Search the data for the word "this" and copy every line where it occurs.

begin

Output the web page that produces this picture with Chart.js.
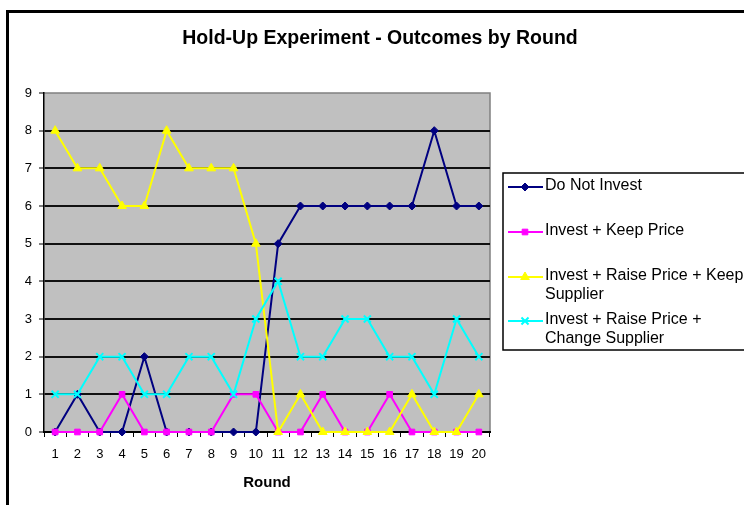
<!DOCTYPE html>
<html>
<head>
<meta charset="utf-8">
<title>Hold-Up Experiment - Outcomes by Round</title>
<script src="https://cdn.jsdelivr.net/npm/chart.js@4.4.1/dist/chart.umd.min.js"></script>
<style>
  html, body { margin: 0; padding: 0; background: #fff; }
  #wrap { position: relative; width: 744px; height: 505px; }
</style>
</head>
<body>
<div id="wrap"><canvas id="outcomeChart" width="744" height="505"></canvas></div>
<script>
const rounds = ['1', '2', '3', '4', '5', '6', '7', '8', '9', '10',
  '11', '12', '13', '14', '15', '16', '17', '18', '19', '20'];

const doNotInvest         = [0, 1, 0, 0, 2, 0, 0, 0, 0, 0, 5, 6, 6, 6, 6, 6, 6, 8, 6, 6];
const investKeepPrice     = [0, 0, 0, 1, 0, 0, 0, 0, 1, 1, 0, 0, 1, 0, 0, 1, 0, 0, 0, 0];
const raiseKeepSupplier   = [8, 7, 7, 6, 6, 8, 7, 7, 7, 5, 0, 1, 0, 0, 0, 0, 1, 0, 0, 1];
const raiseChangeSupplier = [1, 1, 2, 2, 1, 1, 2, 2, 1, 3, 4, 2, 2, 3, 3, 2, 2, 1, 3, 2];

// legend text, one array per series (each entry is a line)
const seriesNames = [
  ['Do Not Invest'],
  ['Invest + Keep Price'],
  ['Invest + Raise Price + Keep', 'Supplier'],
  ['Invest + Raise Price +', 'Change Supplier']
];

const yMin = 0;
const yMax = 9;
const chartTitle = 'Hold-Up Experiment - Outcomes by Round';
const xTitle = 'Round';

const FONT = 'Arial, "Liberation Sans", Helvetica, sans-serif';

// white page, black frame, grey plot area
const framePlugin = {
  id: 'frame',
  beforeDraw(chart) {
    const ctx = chart.ctx;
    const a = chart.chartArea;
    ctx.save();
    ctx.fillStyle = '#fff';
    ctx.fillRect(0, 0, chart.width, chart.height);

    ctx.strokeStyle = '#000';
    ctx.lineWidth = 3;
    ctx.beginPath();
    ctx.moveTo(7.5, chart.height + 5);
    ctx.lineTo(7.5, 11.5);
    ctx.lineTo(chart.width + 5, 11.5);
    ctx.stroke();

    ctx.fillStyle = '#c0c0c0';
    ctx.fillRect(a.left, a.top, a.right - a.left, a.bottom - a.top);
    ctx.strokeStyle = '#808080';
    ctx.lineWidth = 1.5;
    ctx.beginPath();
    ctx.moveTo(a.left, a.top);
    ctx.lineTo(a.right, a.top);
    ctx.lineTo(a.right, a.bottom);
    ctx.stroke();
    ctx.restore();
  },
  afterDraw(chart) {
    const ctx = chart.ctx;
    ctx.save();
    ctx.fillStyle = '#000';
    ctx.font = 'bold 19.5px ' + FONT;
    ctx.textAlign = 'center';
    ctx.textBaseline = 'middle';
    ctx.fillText(chartTitle, 380, 39);
    ctx.restore();
  }
};

// boxed legend with wrapped labels
const boxLegend = {
  id: 'boxLegend',
  afterDraw(chart) {
    const ctx = chart.ctx;
    const rows = [186, 231, 276, 320];
    ctx.save();
    ctx.strokeStyle = '#000';
    ctx.lineWidth = 1.5;
    ctx.strokeRect(503, 173, 260, 177);

    chart.data.datasets.forEach((ds, i) => {
      const y = rows[i];
      ctx.strokeStyle = ds.borderColor;
      ctx.lineWidth = 2;
      ctx.beginPath();
      ctx.moveTo(508, y + 1);
      ctx.lineTo(543, y + 1);
      ctx.stroke();

      ctx.fillStyle = ds.pointBackgroundColor;
      ctx.strokeStyle = ds.pointBorderColor;
      ctx.lineWidth = ds.pointBorderWidth;
      Chart.helpers.drawPoint(ctx, {
        pointStyle: ds.pointStyle,
        radius: ds.pointRadius,
        rotation: 0,
        borderWidth: ds.pointBorderWidth
      }, 525, y + 1);

      ctx.fillStyle = '#000';
      ctx.font = '16px ' + FONT;
      ctx.textAlign = 'left';
      ctx.textBaseline = 'middle';
      seriesNames[i].forEach((line, j) => {
        ctx.fillText(line, 545, y + j * 18.5);
      });
    });
    ctx.restore();
  }
};

function series(data, color, style, radius, order) {
  return {
    data: data,
    borderColor: color,
    backgroundColor: color,
    borderWidth: 2,
    pointStyle: style,
    pointRadius: radius,
    pointHoverRadius: radius,
    pointBackgroundColor: color,
    pointBorderColor: color,
    pointBorderWidth: style === 'crossRot' ? 2 : 1,
    tension: 0,
    clip: false,
    order: order
  };
}

const ctx = document.getElementById('outcomeChart').getContext('2d');
const chart = new Chart(ctx, {
  type: 'line',
  data: {
    labels: rounds,
    datasets: [
      series(doNotInvest, '#000080', 'rectRot', 4, 3),
      series(investKeepPrice, '#ff00ff', 'rect', 4, 2),
      series(raiseKeepSupplier, '#ffff00', 'triangle', 5, 1),
      series(raiseChangeSupplier, '#00ffff', 'crossRot', 5, 0)
    ]
  },
  options: {
    responsive: false,
    animation: false,
    events: [],
    layout: { padding: { top: 93, right: 254, bottom: 0, left: 0 } },
    plugins: {
      legend: { display: false },
      title: { display: false },
      tooltip: { enabled: false }
    },
    scales: {
      x: {
        offset: true,
        afterFit(scale) { scale.height = 73; },
        grid: {
          offset: true,
          drawOnChartArea: false,
          drawTicks: true,
          tickLength: 5,
          tickColor: '#000',
          tickWidth: 1
        },
        border: { color: '#000', width: 2 },
        ticks: {
          color: '#000',
          font: { family: FONT, size: 13 },
          padding: 10,
          maxRotation: 0,
          autoSkip: false
        },
        title: {
          display: true,
          text: xTitle,
          color: '#000',
          font: { family: FONT, size: 15, weight: 'bold' },
          padding: { top: 0, bottom: 13 }
        }
      },
      y: {
        min: yMin,
        max: yMax,
        afterFit(scale) { scale.width = 44; },
        grid: {
          color: (c) => (c.tick && c.tick.value === yMax ? 'rgba(0,0,0,0)' : '#111'),
          lineWidth: 2,
          drawTicks: true,
          tickLength: 5,
          tickColor: '#000',
          tickWidth: 1
        },
        border: { color: '#000', width: 1.5 },
        ticks: {
          stepSize: 1,
          color: '#000',
          font: { family: FONT, size: 13 },
          padding: 7
        }
      }
    }
  },
  plugins: [framePlugin, boxLegend]
});
</script>
</body>
</html>
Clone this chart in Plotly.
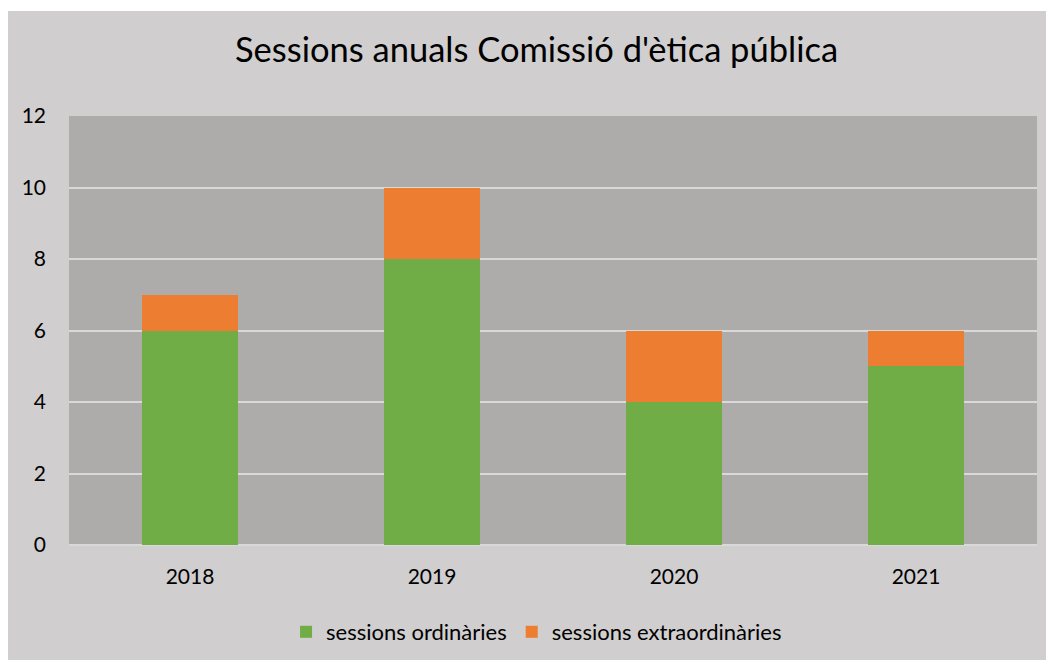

end

▶ **SOLUTION**
Output the web page that produces this picture with Chart.js.
Clone this chart in Plotly.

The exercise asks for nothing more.